Despite this dismal picture, India also has one of the most unique systems of addressing child nutrition - the Integrated Child Development Services (ICDS) programme. This programme is conducted by village-level volunteers called anganwadi workers and helpers who cater to pregnant women, lactating mothers and children in the age group of zero to six. They counsel mothers on health and nutritional education, provide pre-school education to children and recommend supplementary nutrition. In addition to these, they do other duties assigned by their supervisors or the Child Development Project Officer (CDPO).

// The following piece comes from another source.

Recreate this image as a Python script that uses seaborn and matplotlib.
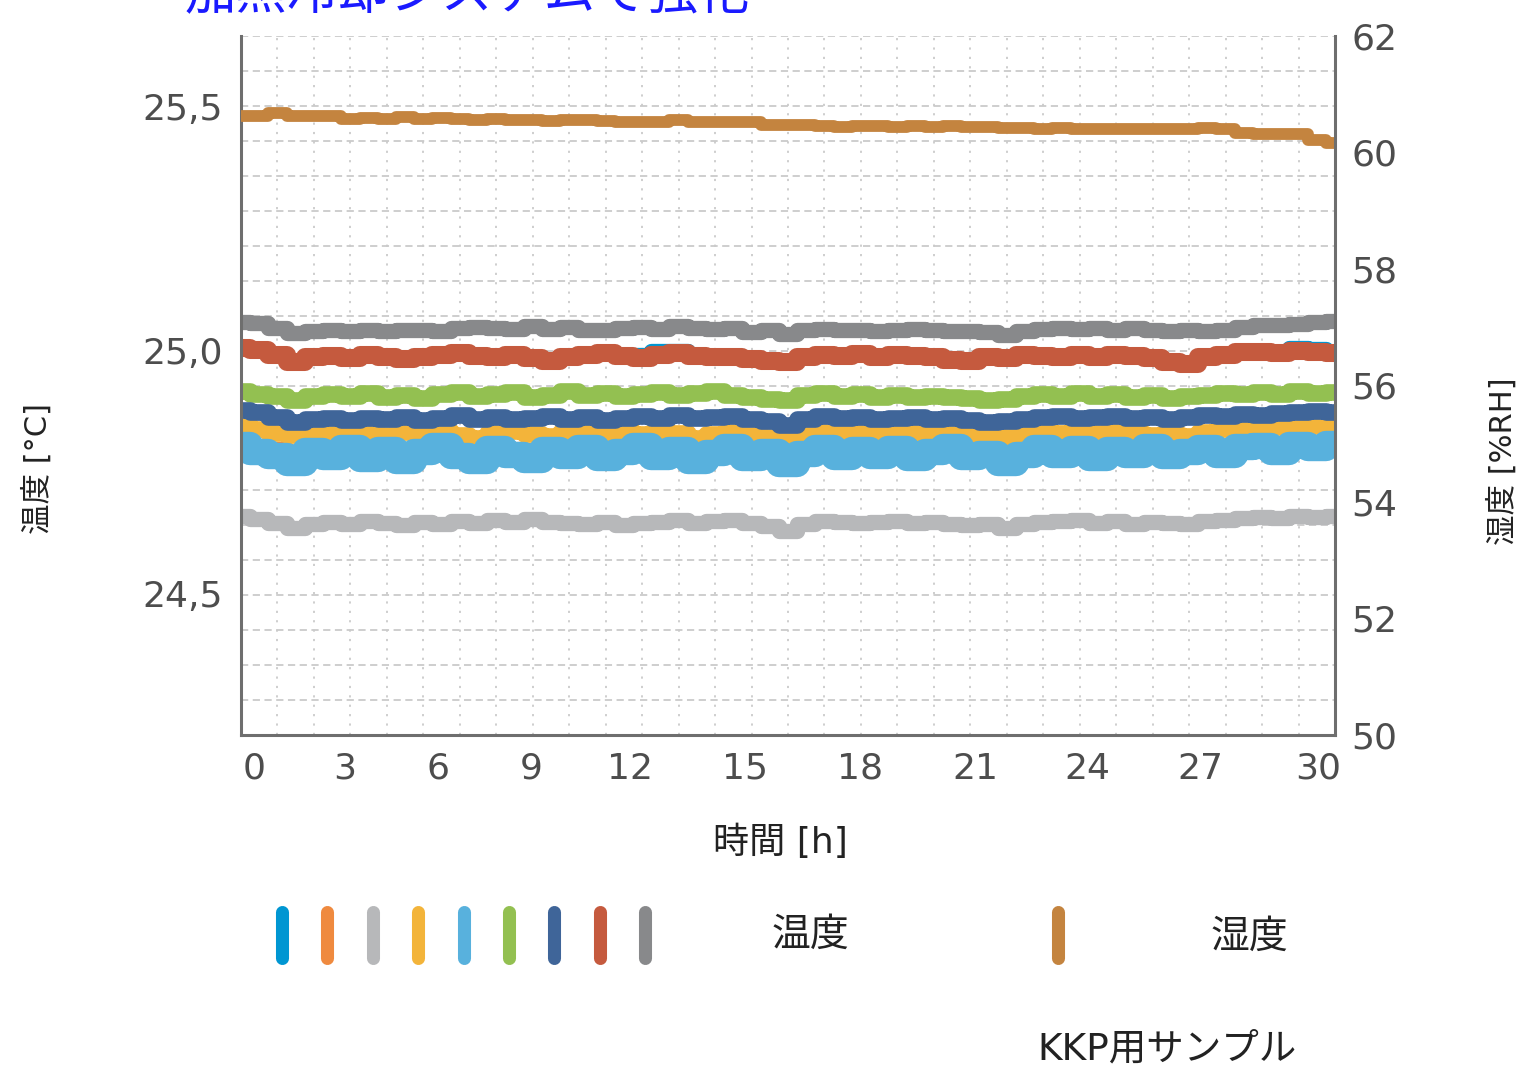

UNICEF believes that anganwadi workers lack knowledge on what information to communicate and may not have the necessary skills to provide effective counselling to mothers and care-givers. Some of them were themselves not convinced that breastfeeding alone for the first six months was crucial in the development of a well-nourished child.
Even if this assessment is partly true, nothing prevents the state and other agencies from improving the skills of the anganwadi worker and helper. It was also the government's responsibility to ensure that anganwadi workers were convinced about the beneficial effects of breastfeeding.
Currently, ICDS needs to be universalised. Addressing the needs of anganwadi workers is also essential. They continue to be "volunteers" and receive a meagre honorarium. It is ironical that while the grassroot worker is a "volunteer" , everybody else in the ICDS - the supervisor, the CDPO, the top bureaucrats, are government employees.